**THE REQUEST:**
All of the lines below are to be transcribed faithfully, with pictures excluded from the copy.

**INFORMATION SUPPLIED:**
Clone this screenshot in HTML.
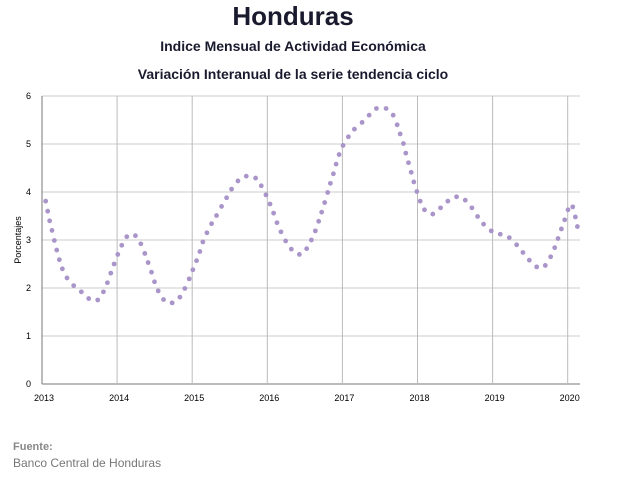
<!DOCTYPE html>
<html><head><meta charset="utf-8"><style>
body{margin:0;background:#fff;width:625px;height:483px;overflow:hidden;font-family:"Liberation Sans",sans-serif}
</style></head><body>
<svg width="625" height="483" style="position:absolute;left:0;top:0">
<text x="293" y="25" text-anchor="middle" font-size="26" font-weight="bold" fill="#1a1a2e">Honduras</text>
<text x="293" y="51" text-anchor="middle" font-size="14" font-weight="bold" fill="#1a1a2e">Indice Mensual de  Actividad Económica</text>
<text x="293" y="79" text-anchor="middle" font-size="14" font-weight="bold" fill="#1a1a2e">Variación Interanual de la serie tendencia ciclo</text>
<g id="grid"></g><g id="axes"></g><g id="dots"></g>
<text transform="translate(21,240) rotate(-90)" text-anchor="middle" font-size="9" fill="#000">Porcentajes</text>
<text x="13" y="450" font-size="11" font-weight="bold" fill="#888">Fuente:</text>
<text x="13" y="467" font-size="12" fill="#777">Banco Central de Honduras</text>
</svg>
<script>
const xTicks=[2013,2014,2015,2016,2017,2018,2019,2020];
const yTicks=[0,1,2,3,4,5,6];
const times=[0.049,.076,.102,.133,.164,.196,.231,.271,.333,.422,.524,.622,.742,.818,.871,.916,.960,1.009,1.062,1.129,1.244,1.316,1.369,1.413,1.458,1.498,1.547,1.618,1.733,1.836,1.902,1.960,2.009,2.058,2.102,2.142,2.196,2.258,2.324,2.391,2.458,2.524,2.609,2.720,2.844,2.920,2.982,3.036,3.084,3.129,3.182,3.244,3.320,3.427,3.524,3.587,3.640,3.684,3.724,3.764,3.804,3.840,3.880,3.916,3.956,4.009,4.080,4.160,4.262,4.356,4.453,4.582,4.676,4.729,4.769,4.813,4.844,4.880,4.916,4.951,4.991,5.036,5.093,5.204,5.307,5.404,5.520,5.636,5.724,5.800,5.880,5.982,6.102,6.222,6.320,6.404,6.489,6.587,6.702,6.773,6.827,6.871,6.916,6.960,7.004,7.067,7.102,7.129];
const values=[3.81,3.60,3.40,3.20,2.99,2.79,2.59,2.40,2.21,2.05,1.92,1.78,1.75,1.92,2.11,2.31,2.50,2.70,2.89,3.07,3.09,2.92,2.72,2.53,2.33,2.13,1.94,1.76,1.69,1.81,1.99,2.19,2.38,2.57,2.76,2.96,3.15,3.34,3.51,3.70,3.88,4.06,4.23,4.33,4.29,4.13,3.94,3.75,3.56,3.36,3.17,2.98,2.81,2.70,2.82,3.00,3.19,3.39,3.58,3.78,3.99,4.18,4.38,4.58,4.78,4.97,5.15,5.31,5.45,5.60,5.74,5.74,5.60,5.40,5.21,5.01,4.81,4.61,4.41,4.21,4.01,3.81,3.63,3.54,3.67,3.81,3.90,3.83,3.67,3.49,3.33,3.19,3.12,3.05,2.90,2.74,2.58,2.44,2.47,2.65,2.84,3.03,3.23,3.42,3.63,3.69,3.48,3.28];
const NS="http://www.w3.org/2000/svg";
const X0=42,X1=580,Y0=384,Y1=96;
const xs=t=>X0+t*75.1;
const ys=v=>Y0-(v/6)*(Y0-Y1);
function mk(tag,at,parent){const e=document.createElementNS(NS,tag);for(const k in at)e.setAttribute(k,at[k]);document.getElementById(parent).appendChild(e);return e;}
yTicks.forEach(v=>{
 const l=mk('line',{x1:X0,x2:X1,y1:ys(v),y2:ys(v),stroke:v===0?'#777':'#ccc','stroke-width':1},'grid');
 
 
 const t=mk('text',{x:31,y:ys(v)+3,'font-size':9,'text-anchor':'end',fill:'#000'},'axes');t.textContent=v;
 
 
});
xTicks.forEach(y=>{
 const x=xs(y-2013);
 const l=mk('line',{x1:x,x2:x,y1:Y1,y2:Y0,stroke:'#bbb','stroke-width':1},'grid');
 
 
 const t=mk('text',{x:x+2,y:401,'font-size':9,'text-anchor':'middle',fill:'#000'},'axes');t.textContent=y;
 
 
});
const ax=mk('line',{x1:X0,x2:X0,y1:Y1,y2:Y0,stroke:'#777'},'axes');


times.forEach((t,i)=>{
 const c=mk('circle',{cx:xs(t),cy:ys(values[i]),r:2.4,fill:'#a995c9'},'dots');
 
 
});
</script>
</body></html>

**FINISHED EXERCISE:**
Clone this screenshot in HTML.
<!DOCTYPE html>
<html><head><meta charset="utf-8"><style>
body{margin:0;background:#fff;width:625px;height:483px;overflow:hidden;font-family:"Liberation Sans",sans-serif}
</style></head><body>
<svg width="625" height="483" style="position:absolute;left:0;top:0">
<text x="293" y="25" text-anchor="middle" font-size="26" font-weight="bold" fill="#1a1a2e">Honduras</text>
<text x="293" y="51" text-anchor="middle" font-size="14" font-weight="bold" fill="#1a1a2e">Indice Mensual de  Actividad Económica</text>
<text x="293" y="79" text-anchor="middle" font-size="14" font-weight="bold" fill="#1a1a2e">Variación Interanual de la serie tendencia ciclo</text>
<g id="grid"></g><g id="axes"></g><g id="dots"></g>
<text transform="translate(21,240) rotate(-90)" text-anchor="middle" font-size="9" fill="#000">Porcentajes</text>
<text x="13" y="450" font-size="11" font-weight="bold" fill="#888">Fuente:</text>
<text x="13" y="467" font-size="12" fill="#777">Banco Central de Honduras</text>
</svg>
<script>
const xTicks=[2013,2014,2015,2016,2017,2018,2019,2020];
const yTicks=[0,1,2,3,4,5,6];
const times=[0.049,.076,.102,.133,.164,.196,.231,.271,.333,.422,.524,.622,.742,.818,.871,.916,.960,1.009,1.062,1.129,1.244,1.316,1.369,1.413,1.458,1.498,1.547,1.618,1.733,1.836,1.902,1.960,2.009,2.058,2.102,2.142,2.196,2.258,2.324,2.391,2.458,2.524,2.609,2.720,2.844,2.920,2.982,3.036,3.084,3.129,3.182,3.244,3.320,3.427,3.524,3.587,3.640,3.684,3.724,3.764,3.804,3.840,3.880,3.916,3.956,4.009,4.080,4.160,4.262,4.356,4.453,4.582,4.676,4.729,4.769,4.813,4.844,4.880,4.916,4.951,4.991,5.036,5.093,5.204,5.307,5.404,5.520,5.636,5.724,5.800,5.880,5.982,6.102,6.222,6.320,6.404,6.489,6.587,6.702,6.773,6.827,6.871,6.916,6.960,7.004,7.067,7.102,7.129];
const values=[3.81,3.60,3.40,3.20,2.99,2.79,2.59,2.40,2.21,2.05,1.92,1.78,1.75,1.92,2.11,2.31,2.50,2.70,2.89,3.07,3.09,2.92,2.72,2.53,2.33,2.13,1.94,1.76,1.69,1.81,1.99,2.19,2.38,2.57,2.76,2.96,3.15,3.34,3.51,3.70,3.88,4.06,4.23,4.33,4.29,4.13,3.94,3.75,3.56,3.36,3.17,2.98,2.81,2.70,2.82,3.00,3.19,3.39,3.58,3.78,3.99,4.18,4.38,4.58,4.78,4.97,5.15,5.31,5.45,5.60,5.74,5.74,5.60,5.40,5.21,5.01,4.81,4.61,4.41,4.21,4.01,3.81,3.63,3.54,3.67,3.81,3.90,3.83,3.67,3.49,3.33,3.19,3.12,3.05,2.90,2.74,2.58,2.44,2.47,2.65,2.84,3.03,3.23,3.42,3.63,3.69,3.48,3.28];
const NS="http://www.w3.org/2000/svg";
const X0=42,X1=580,Y0=384,Y1=96;
const xs=t=>X0+t*75.1;
const ys=v=>Y0-(v/6)*(Y0-Y1);
function mk(tag,at,parent){const e=document.createElementNS(NS,tag);for(const k in at)e.setAttribute(k,at[k]);document.getElementById(parent).appendChild(e);return e;}
yTicks.forEach(v=>{
 const l=mk('line',{x1:X0,x2:X1,y1:ys(v),y2:ys(v),stroke:v===0?'#777':'#ccc','stroke-width':1},'grid');
 
 
 const t=mk('text',{x:31,y:ys(v)+3,'font-size':9,'text-anchor':'end',fill:'#000'},'axes');t.textContent=v;
 
 
});
xTicks.forEach(y=>{
 const x=xs(y-2013);
 const l=mk('line',{x1:x,x2:x,y1:Y1,y2:Y0,stroke:'#bbb','stroke-width':1},'grid');
 
 
 const t=mk('text',{x:x+2,y:401,'font-size':9,'text-anchor':'middle',fill:'#000'},'axes');t.textContent=y;
 
 
});
const ax=mk('line',{x1:X0,x2:X0,y1:Y1,y2:Y0,stroke:'#777'},'axes');


times.forEach((t,i)=>{
 const c=mk('circle',{cx:xs(t),cy:ys(values[i]),r:2.4,fill:'#a995c9'},'dots');
 
 
});
</script>
</body></html>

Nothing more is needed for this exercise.